**Task prompt**
Take every line from the first down to the line with "ax = fig.add_axes([0.1052, 0.0649, 0.8926, 0.8742])" and set it down exactly, without the pictures.

**Supplied information**
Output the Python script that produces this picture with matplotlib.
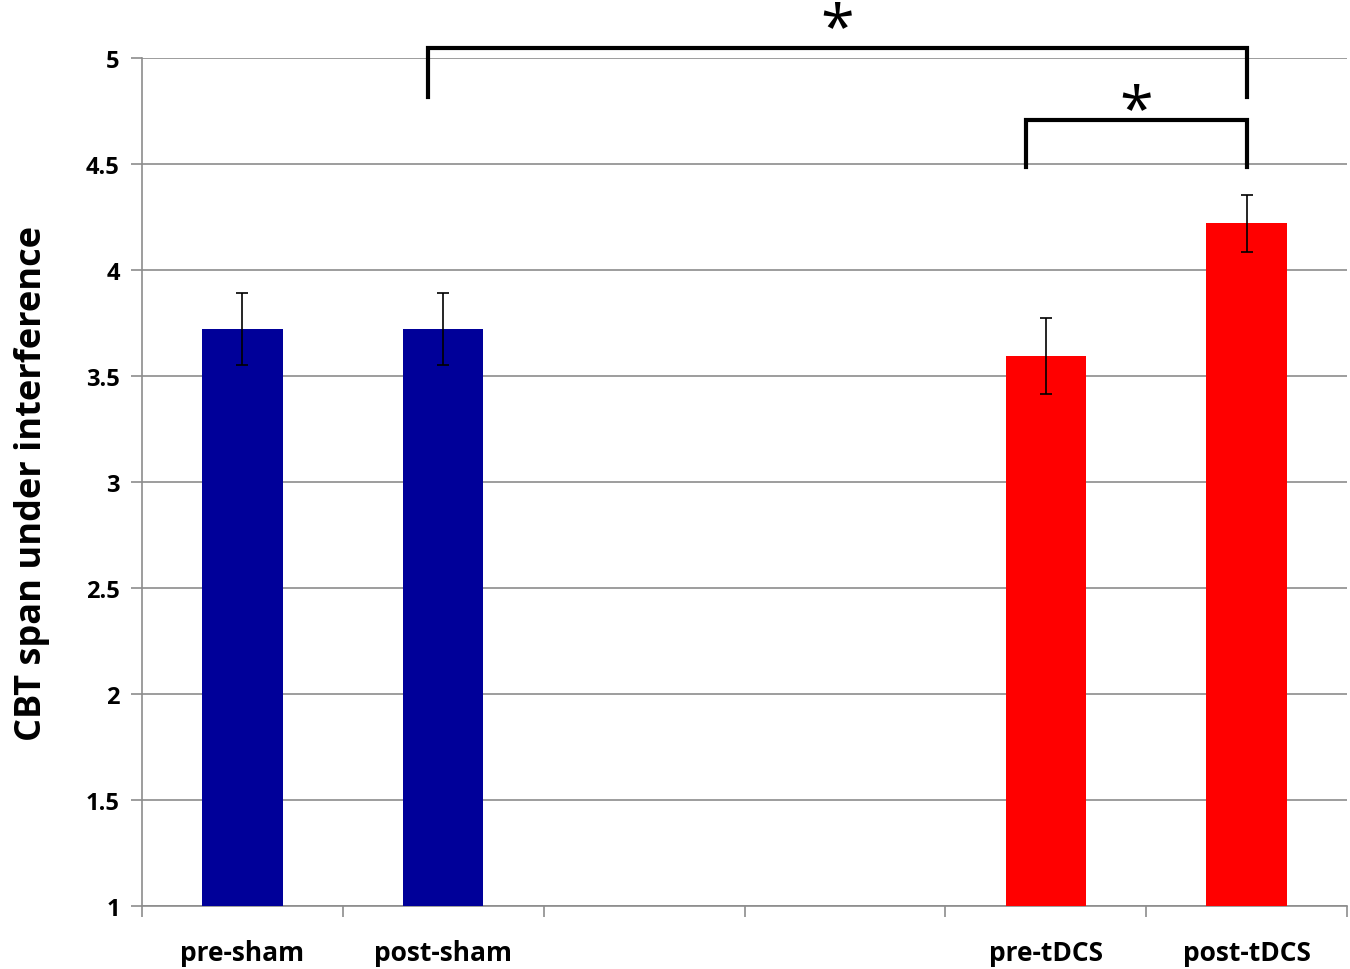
import matplotlib
matplotlib.use('Agg')
import matplotlib.pyplot as plt
import numpy as np

plt.rcParams['font.family'] = ['Open Sans', 'DejaVu Sans']

labels = ['pre-sham', 'post-sham', 'pre-tDCS', 'post-tDCS']
slots = [0, 1, 4, 5]
means = [3.72, 3.72, 3.595, 4.22]
errs = [0.17, 0.17, 0.18, 0.135]
colors = ['#000099', '#000099', '#ff0000', '#ff0000']

# significance brackets: (left x, right x, top, leg bottom, star y)
brackets = [(0.925, 5.0, 5.047, 4.816, 5.13), (3.9, 5.0, 4.708, 4.486, 4.745)]

fig = plt.figure(figsize=(13.5, 9.7), dpi=100)
ax = fig.add_axes([0.1052, 0.0649, 0.8926, 0.8742])

ax.bar(slots, [m - 1 for m in means], bottom=1, width=0.4, color=colors,
       zorder=3)
ax.errorbar(slots, means, yerr=errs, fmt='none', ecolor='black',
            elinewidth=1.2, capsize=4, capthick=1.2, zorder=4)

ax.set_xlim(-0.5, 5.5)
ax.set_ylim(1, 5)
ax.set_yticks(np.arange(1, 5.01, 0.5))
ax.set_yticklabels(['1', '1.5', '2', '2.5', '3', '3.5', '4', '4.5', '5'])
ax.yaxis.grid(True, color='#8c8c8c', linewidth=1.2, zorder=0)
ax.set_axisbelow(True)

ax.set_xticks(slots)
ax.set_xticklabels(labels)
ax.set_xticks(np.arange(-0.5, 5.6, 1), minor=True)
ax.tick_params(axis='x', which='major', length=0, pad=24)
ax.tick_params(axis='x', which='minor', length=8, color='#8c8c8c', width=1.2)
ax.tick_params(axis='y', length=8, color='#8c8c8c', width=1.2, pad=8)
for lab in ax.get_xticklabels():
    lab.set_fontsize(19)
    lab.set_fontweight('bold')
for lab in ax.get_yticklabels():
    lab.set_fontsize(17)
    lab.set_fontweight('bold')

for s in ['top', 'right']:
    ax.spines[s].set_visible(False)
for s in ['left', 'bottom']:
    ax.spines[s].set_color('#8c8c8c')
    ax.spines[s].set_linewidth(1.2)

ax.set_ylabel('CBT span under interference', fontsize=26, fontweight='bold',
              labelpad=26)

for x0, x1, top, low, sy in brackets:
    ax.plot([x0, x0, x1, x1], [low, top, top, low], color='black',
            linewidth=3, clip_on=False, zorder=5, solid_joinstyle='miter')
    ax.text((x0 + x1) / 2, sy, '*', ha='center', va='center',
            fontsize=44, clip_on=False)

fig.savefig('out.png', dpi=100)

**The completed task**
Output the Python script that produces this picture with matplotlib.
import matplotlib
matplotlib.use('Agg')
import matplotlib.pyplot as plt
import numpy as np

plt.rcParams['font.family'] = ['Open Sans', 'DejaVu Sans']

labels = ['pre-sham', 'post-sham', 'pre-tDCS', 'post-tDCS']
slots = [0, 1, 4, 5]
means = [3.72, 3.72, 3.595, 4.22]
errs = [0.17, 0.17, 0.18, 0.135]
colors = ['#000099', '#000099', '#ff0000', '#ff0000']

# significance brackets: (left x, right x, top, leg bottom, star y)
brackets = [(0.925, 5.0, 5.047, 4.816, 5.13), (3.9, 5.0, 4.708, 4.486, 4.745)]

fig = plt.figure(figsize=(13.5, 9.7), dpi=100)
ax = fig.add_axes([0.1052, 0.0649, 0.8926, 0.8742])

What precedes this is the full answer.